RECORDED DATA:
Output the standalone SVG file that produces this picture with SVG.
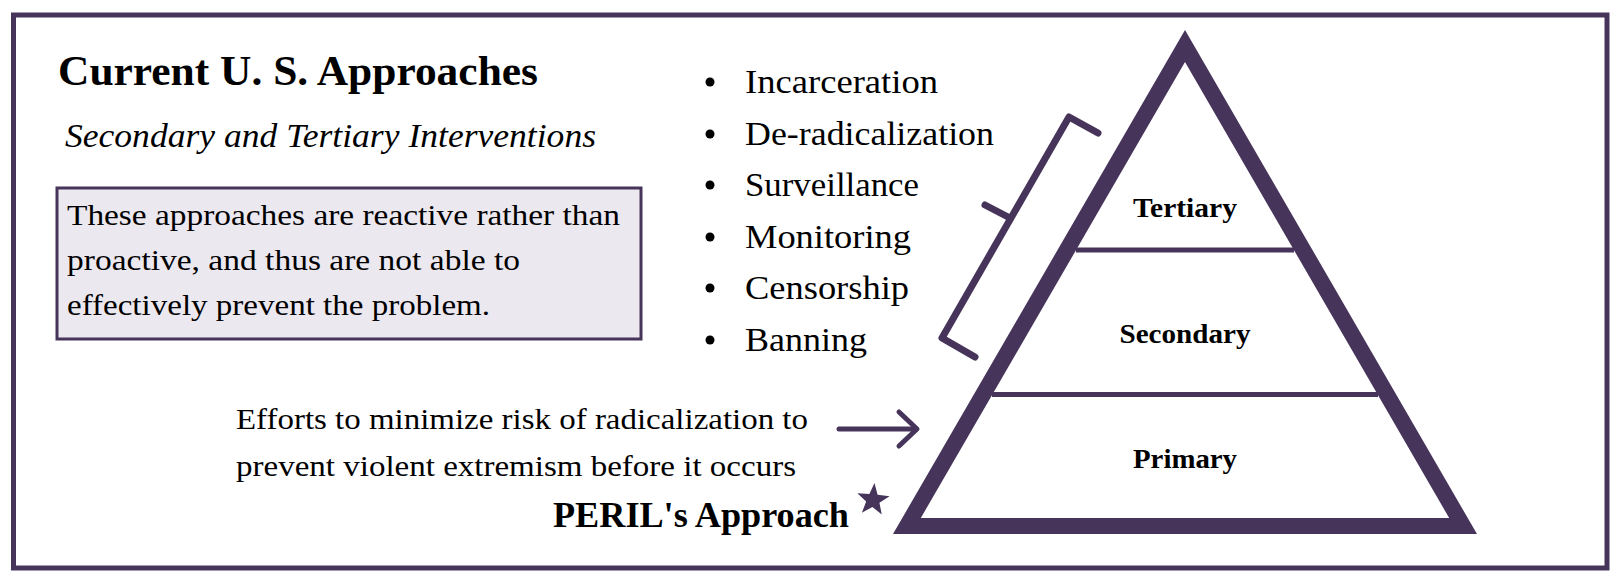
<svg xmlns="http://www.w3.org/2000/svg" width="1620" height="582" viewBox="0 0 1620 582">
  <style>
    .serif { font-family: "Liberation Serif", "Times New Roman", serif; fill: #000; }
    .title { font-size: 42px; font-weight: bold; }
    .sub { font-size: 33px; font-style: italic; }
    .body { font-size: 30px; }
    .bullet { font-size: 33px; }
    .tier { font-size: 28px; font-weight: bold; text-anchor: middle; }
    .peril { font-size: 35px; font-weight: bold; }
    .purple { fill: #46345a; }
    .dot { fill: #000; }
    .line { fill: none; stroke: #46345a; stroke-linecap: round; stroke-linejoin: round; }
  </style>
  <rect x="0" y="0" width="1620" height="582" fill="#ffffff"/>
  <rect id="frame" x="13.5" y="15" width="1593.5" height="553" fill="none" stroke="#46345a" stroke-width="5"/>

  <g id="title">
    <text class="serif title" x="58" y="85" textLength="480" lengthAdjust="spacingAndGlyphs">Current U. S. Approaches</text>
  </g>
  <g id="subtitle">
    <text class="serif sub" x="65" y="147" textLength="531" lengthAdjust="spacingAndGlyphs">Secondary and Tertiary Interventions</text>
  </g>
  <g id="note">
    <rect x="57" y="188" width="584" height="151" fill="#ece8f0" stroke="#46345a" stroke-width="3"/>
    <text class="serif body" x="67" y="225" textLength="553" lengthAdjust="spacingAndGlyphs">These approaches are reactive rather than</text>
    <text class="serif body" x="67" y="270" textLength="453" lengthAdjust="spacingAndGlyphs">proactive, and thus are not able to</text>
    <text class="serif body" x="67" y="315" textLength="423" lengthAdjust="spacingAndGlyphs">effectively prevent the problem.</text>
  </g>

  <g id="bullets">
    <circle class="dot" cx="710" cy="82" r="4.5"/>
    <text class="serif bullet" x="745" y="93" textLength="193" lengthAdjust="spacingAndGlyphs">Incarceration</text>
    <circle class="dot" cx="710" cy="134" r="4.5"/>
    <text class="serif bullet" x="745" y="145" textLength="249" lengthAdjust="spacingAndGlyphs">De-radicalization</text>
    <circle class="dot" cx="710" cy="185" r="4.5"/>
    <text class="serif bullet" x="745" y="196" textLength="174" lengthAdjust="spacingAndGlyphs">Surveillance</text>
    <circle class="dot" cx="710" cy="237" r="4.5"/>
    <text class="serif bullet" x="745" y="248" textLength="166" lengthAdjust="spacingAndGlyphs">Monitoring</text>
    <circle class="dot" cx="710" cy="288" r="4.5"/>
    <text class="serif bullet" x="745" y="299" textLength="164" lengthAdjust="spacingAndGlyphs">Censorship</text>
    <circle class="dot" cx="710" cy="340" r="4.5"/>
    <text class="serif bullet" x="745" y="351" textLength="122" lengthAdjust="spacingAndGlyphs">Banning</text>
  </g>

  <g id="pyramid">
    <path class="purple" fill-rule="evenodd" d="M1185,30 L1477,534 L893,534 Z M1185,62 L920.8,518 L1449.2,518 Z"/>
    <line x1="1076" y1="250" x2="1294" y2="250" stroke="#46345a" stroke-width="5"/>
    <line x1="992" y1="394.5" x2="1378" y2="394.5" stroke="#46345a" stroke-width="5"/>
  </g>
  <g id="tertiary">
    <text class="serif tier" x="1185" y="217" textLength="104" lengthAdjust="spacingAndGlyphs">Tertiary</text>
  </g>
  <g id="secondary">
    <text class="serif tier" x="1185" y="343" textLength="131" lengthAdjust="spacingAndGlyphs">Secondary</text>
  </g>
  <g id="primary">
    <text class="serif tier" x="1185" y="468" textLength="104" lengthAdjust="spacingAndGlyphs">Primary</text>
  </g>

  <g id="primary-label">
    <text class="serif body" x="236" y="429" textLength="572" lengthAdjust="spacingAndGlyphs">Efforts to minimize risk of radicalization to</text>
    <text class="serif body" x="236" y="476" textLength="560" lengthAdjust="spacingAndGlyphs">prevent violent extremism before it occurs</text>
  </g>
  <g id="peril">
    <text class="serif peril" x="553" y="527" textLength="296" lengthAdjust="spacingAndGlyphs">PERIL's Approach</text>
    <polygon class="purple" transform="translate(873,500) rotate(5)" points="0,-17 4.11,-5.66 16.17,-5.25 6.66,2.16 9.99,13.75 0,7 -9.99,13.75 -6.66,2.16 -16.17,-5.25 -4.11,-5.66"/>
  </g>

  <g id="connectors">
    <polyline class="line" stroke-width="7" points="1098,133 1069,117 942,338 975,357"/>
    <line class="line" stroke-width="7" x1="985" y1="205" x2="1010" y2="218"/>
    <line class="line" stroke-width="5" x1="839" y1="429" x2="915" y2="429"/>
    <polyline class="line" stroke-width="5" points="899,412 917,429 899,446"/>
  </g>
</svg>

TASK STATEMENT: Print out the whole of the material word for word, without pictures.

ANSWER TO THE PROBLEM:
Output the standalone SVG file that produces this picture with SVG.
<svg xmlns="http://www.w3.org/2000/svg" width="1620" height="582" viewBox="0 0 1620 582">
  <style>
    .serif { font-family: "Liberation Serif", "Times New Roman", serif; fill: #000; }
    .title { font-size: 42px; font-weight: bold; }
    .sub { font-size: 33px; font-style: italic; }
    .body { font-size: 30px; }
    .bullet { font-size: 33px; }
    .tier { font-size: 28px; font-weight: bold; text-anchor: middle; }
    .peril { font-size: 35px; font-weight: bold; }
    .purple { fill: #46345a; }
    .dot { fill: #000; }
    .line { fill: none; stroke: #46345a; stroke-linecap: round; stroke-linejoin: round; }
  </style>
  <rect x="0" y="0" width="1620" height="582" fill="#ffffff"/>
  <rect id="frame" x="13.5" y="15" width="1593.5" height="553" fill="none" stroke="#46345a" stroke-width="5"/>

  <g id="title">
    <text class="serif title" x="58" y="85" textLength="480" lengthAdjust="spacingAndGlyphs">Current U. S. Approaches</text>
  </g>
  <g id="subtitle">
    <text class="serif sub" x="65" y="147" textLength="531" lengthAdjust="spacingAndGlyphs">Secondary and Tertiary Interventions</text>
  </g>
  <g id="note">
    <rect x="57" y="188" width="584" height="151" fill="#ece8f0" stroke="#46345a" stroke-width="3"/>
    <text class="serif body" x="67" y="225" textLength="553" lengthAdjust="spacingAndGlyphs">These approaches are reactive rather than</text>
    <text class="serif body" x="67" y="270" textLength="453" lengthAdjust="spacingAndGlyphs">proactive, and thus are not able to</text>
    <text class="serif body" x="67" y="315" textLength="423" lengthAdjust="spacingAndGlyphs">effectively prevent the problem.</text>
  </g>

  <g id="bullets">
    <circle class="dot" cx="710" cy="82" r="4.5"/>
    <text class="serif bullet" x="745" y="93" textLength="193" lengthAdjust="spacingAndGlyphs">Incarceration</text>
    <circle class="dot" cx="710" cy="134" r="4.5"/>
    <text class="serif bullet" x="745" y="145" textLength="249" lengthAdjust="spacingAndGlyphs">De-radicalization</text>
    <circle class="dot" cx="710" cy="185" r="4.5"/>
    <text class="serif bullet" x="745" y="196" textLength="174" lengthAdjust="spacingAndGlyphs">Surveillance</text>
    <circle class="dot" cx="710" cy="237" r="4.5"/>
    <text class="serif bullet" x="745" y="248" textLength="166" lengthAdjust="spacingAndGlyphs">Monitoring</text>
    <circle class="dot" cx="710" cy="288" r="4.5"/>
    <text class="serif bullet" x="745" y="299" textLength="164" lengthAdjust="spacingAndGlyphs">Censorship</text>
    <circle class="dot" cx="710" cy="340" r="4.5"/>
    <text class="serif bullet" x="745" y="351" textLength="122" lengthAdjust="spacingAndGlyphs">Banning</text>
  </g>

  <g id="pyramid">
    <path class="purple" fill-rule="evenodd" d="M1185,30 L1477,534 L893,534 Z M1185,62 L920.8,518 L1449.2,518 Z"/>
    <line x1="1076" y1="250" x2="1294" y2="250" stroke="#46345a" stroke-width="5"/>
    <line x1="992" y1="394.5" x2="1378" y2="394.5" stroke="#46345a" stroke-width="5"/>
  </g>
  <g id="tertiary">
    <text class="serif tier" x="1185" y="217" textLength="104" lengthAdjust="spacingAndGlyphs">Tertiary</text>
  </g>
  <g id="secondary">
    <text class="serif tier" x="1185" y="343" textLength="131" lengthAdjust="spacingAndGlyphs">Secondary</text>
  </g>
  <g id="primary">
    <text class="serif tier" x="1185" y="468" textLength="104" lengthAdjust="spacingAndGlyphs">Primary</text>
  </g>

  <g id="primary-label">
    <text class="serif body" x="236" y="429" textLength="572" lengthAdjust="spacingAndGlyphs">Efforts to minimize risk of radicalization to</text>
    <text class="serif body" x="236" y="476" textLength="560" lengthAdjust="spacingAndGlyphs">prevent violent extremism before it occurs</text>
  </g>
  <g id="peril">
    <text class="serif peril" x="553" y="527" textLength="296" lengthAdjust="spacingAndGlyphs">PERIL's Approach</text>
    <polygon class="purple" transform="translate(873,500) rotate(5)" points="0,-17 4.11,-5.66 16.17,-5.25 6.66,2.16 9.99,13.75 0,7 -9.99,13.75 -6.66,2.16 -16.17,-5.25 -4.11,-5.66"/>
  </g>

  <g id="connectors">
    <polyline class="line" stroke-width="7" points="1098,133 1069,117 942,338 975,357"/>
    <line class="line" stroke-width="7" x1="985" y1="205" x2="1010" y2="218"/>
    <line class="line" stroke-width="5" x1="839" y1="429" x2="915" y2="429"/>
    <polyline class="line" stroke-width="5" points="899,412 917,429 899,446"/>
  </g>
</svg>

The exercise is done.